Problem requirements —
Write out all the lines again, precisely as they stand, but without the images.

Start of Data

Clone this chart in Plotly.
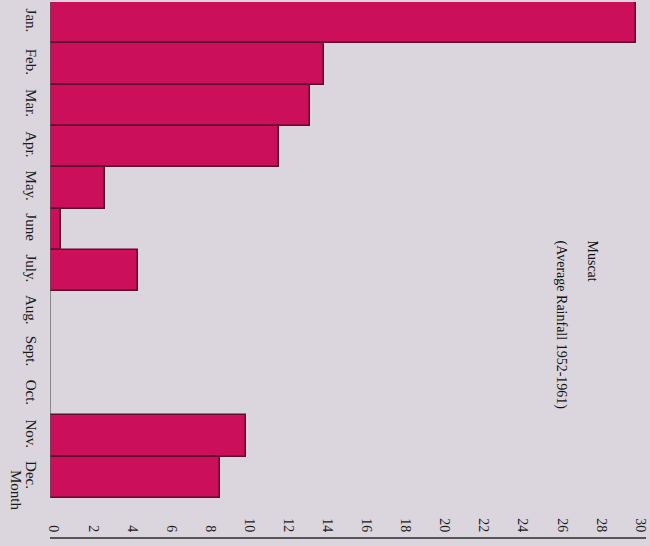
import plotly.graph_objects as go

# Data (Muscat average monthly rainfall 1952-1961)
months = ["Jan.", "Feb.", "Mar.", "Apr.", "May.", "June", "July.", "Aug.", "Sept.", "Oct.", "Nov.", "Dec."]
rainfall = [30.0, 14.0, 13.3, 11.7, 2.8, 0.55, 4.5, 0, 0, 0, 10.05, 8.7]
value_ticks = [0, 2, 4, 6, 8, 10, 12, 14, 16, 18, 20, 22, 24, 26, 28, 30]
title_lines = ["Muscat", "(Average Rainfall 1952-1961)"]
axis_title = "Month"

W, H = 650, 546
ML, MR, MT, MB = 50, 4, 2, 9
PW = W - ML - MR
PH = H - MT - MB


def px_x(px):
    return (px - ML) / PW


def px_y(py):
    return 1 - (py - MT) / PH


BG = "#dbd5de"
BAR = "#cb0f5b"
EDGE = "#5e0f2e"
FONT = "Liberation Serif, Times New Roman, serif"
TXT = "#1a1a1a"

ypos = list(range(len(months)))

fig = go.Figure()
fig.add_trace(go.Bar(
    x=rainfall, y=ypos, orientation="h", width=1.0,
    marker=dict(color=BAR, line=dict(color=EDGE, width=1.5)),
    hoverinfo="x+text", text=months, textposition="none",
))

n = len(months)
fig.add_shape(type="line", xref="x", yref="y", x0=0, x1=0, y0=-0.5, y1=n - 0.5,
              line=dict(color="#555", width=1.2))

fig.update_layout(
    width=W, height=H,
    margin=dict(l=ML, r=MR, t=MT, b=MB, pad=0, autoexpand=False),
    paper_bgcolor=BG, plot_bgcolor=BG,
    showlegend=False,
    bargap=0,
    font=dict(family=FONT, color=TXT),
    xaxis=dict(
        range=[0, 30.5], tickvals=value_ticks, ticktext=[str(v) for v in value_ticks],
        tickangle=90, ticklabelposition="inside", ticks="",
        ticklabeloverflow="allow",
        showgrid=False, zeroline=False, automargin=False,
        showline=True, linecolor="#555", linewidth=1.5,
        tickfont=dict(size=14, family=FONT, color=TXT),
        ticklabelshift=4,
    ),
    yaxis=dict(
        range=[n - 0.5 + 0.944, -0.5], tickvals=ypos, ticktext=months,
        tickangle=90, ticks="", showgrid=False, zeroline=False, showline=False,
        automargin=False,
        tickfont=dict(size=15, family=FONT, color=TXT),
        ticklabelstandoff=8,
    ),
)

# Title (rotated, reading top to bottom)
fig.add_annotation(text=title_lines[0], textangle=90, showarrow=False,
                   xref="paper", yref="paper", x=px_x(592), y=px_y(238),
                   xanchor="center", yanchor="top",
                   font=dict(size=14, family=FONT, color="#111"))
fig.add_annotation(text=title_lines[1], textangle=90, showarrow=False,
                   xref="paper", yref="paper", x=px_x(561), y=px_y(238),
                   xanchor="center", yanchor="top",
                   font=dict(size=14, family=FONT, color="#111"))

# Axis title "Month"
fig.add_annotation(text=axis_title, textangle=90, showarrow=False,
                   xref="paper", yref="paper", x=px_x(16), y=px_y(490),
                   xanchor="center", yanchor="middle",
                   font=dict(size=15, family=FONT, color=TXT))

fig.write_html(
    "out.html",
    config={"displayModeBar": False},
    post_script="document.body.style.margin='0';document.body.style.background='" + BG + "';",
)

End of Data

Solution for this problem —
Clone this chart in Plotly.
import plotly.graph_objects as go

# Data (Muscat average monthly rainfall 1952-1961)
months = ["Jan.", "Feb.", "Mar.", "Apr.", "May.", "June", "July.", "Aug.", "Sept.", "Oct.", "Nov.", "Dec."]
rainfall = [30.0, 14.0, 13.3, 11.7, 2.8, 0.55, 4.5, 0, 0, 0, 10.05, 8.7]
value_ticks = [0, 2, 4, 6, 8, 10, 12, 14, 16, 18, 20, 22, 24, 26, 28, 30]
title_lines = ["Muscat", "(Average Rainfall 1952-1961)"]
axis_title = "Month"

W, H = 650, 546
ML, MR, MT, MB = 50, 4, 2, 9
PW = W - ML - MR
PH = H - MT - MB


def px_x(px):
    return (px - ML) / PW


def px_y(py):
    return 1 - (py - MT) / PH


BG = "#dbd5de"
BAR = "#cb0f5b"
EDGE = "#5e0f2e"
FONT = "Liberation Serif, Times New Roman, serif"
TXT = "#1a1a1a"

ypos = list(range(len(months)))

fig = go.Figure()
fig.add_trace(go.Bar(
    x=rainfall, y=ypos, orientation="h", width=1.0,
    marker=dict(color=BAR, line=dict(color=EDGE, width=1.5)),
    hoverinfo="x+text", text=months, textposition="none",
))

n = len(months)
fig.add_shape(type="line", xref="x", yref="y", x0=0, x1=0, y0=-0.5, y1=n - 0.5,
              line=dict(color="#555", width=1.2))

fig.update_layout(
    width=W, height=H,
    margin=dict(l=ML, r=MR, t=MT, b=MB, pad=0, autoexpand=False),
    paper_bgcolor=BG, plot_bgcolor=BG,
    showlegend=False,
    bargap=0,
    font=dict(family=FONT, color=TXT),
    xaxis=dict(
        range=[0, 30.5], tickvals=value_ticks, ticktext=[str(v) for v in value_ticks],
        tickangle=90, ticklabelposition="inside", ticks="",
        ticklabeloverflow="allow",
        showgrid=False, zeroline=False, automargin=False,
        showline=True, linecolor="#555", linewidth=1.5,
        tickfont=dict(size=14, family=FONT, color=TXT),
        ticklabelshift=4,
    ),
    yaxis=dict(
        range=[n - 0.5 + 0.944, -0.5], tickvals=ypos, ticktext=months,
        tickangle=90, ticks="", showgrid=False, zeroline=False, showline=False,
        automargin=False,
        tickfont=dict(size=15, family=FONT, color=TXT),
        ticklabelstandoff=8,
    ),
)

# Title (rotated, reading top to bottom)
fig.add_annotation(text=title_lines[0], textangle=90, showarrow=False,
                   xref="paper", yref="paper", x=px_x(592), y=px_y(238),
                   xanchor="center", yanchor="top",
                   font=dict(size=14, family=FONT, color="#111"))
fig.add_annotation(text=title_lines[1], textangle=90, showarrow=False,
                   xref="paper", yref="paper", x=px_x(561), y=px_y(238),
                   xanchor="center", yanchor="top",
                   font=dict(size=14, family=FONT, color="#111"))

# Axis title "Month"
fig.add_annotation(text=axis_title, textangle=90, showarrow=False,
                   xref="paper", yref="paper", x=px_x(16), y=px_y(490),
                   xanchor="center", yanchor="middle",
                   font=dict(size=15, family=FONT, color=TXT))

fig.write_html(
    "out.html",
    config={"displayModeBar": False},
    post_script="document.body.style.margin='0';document.body.style.background='" + BG + "';",
)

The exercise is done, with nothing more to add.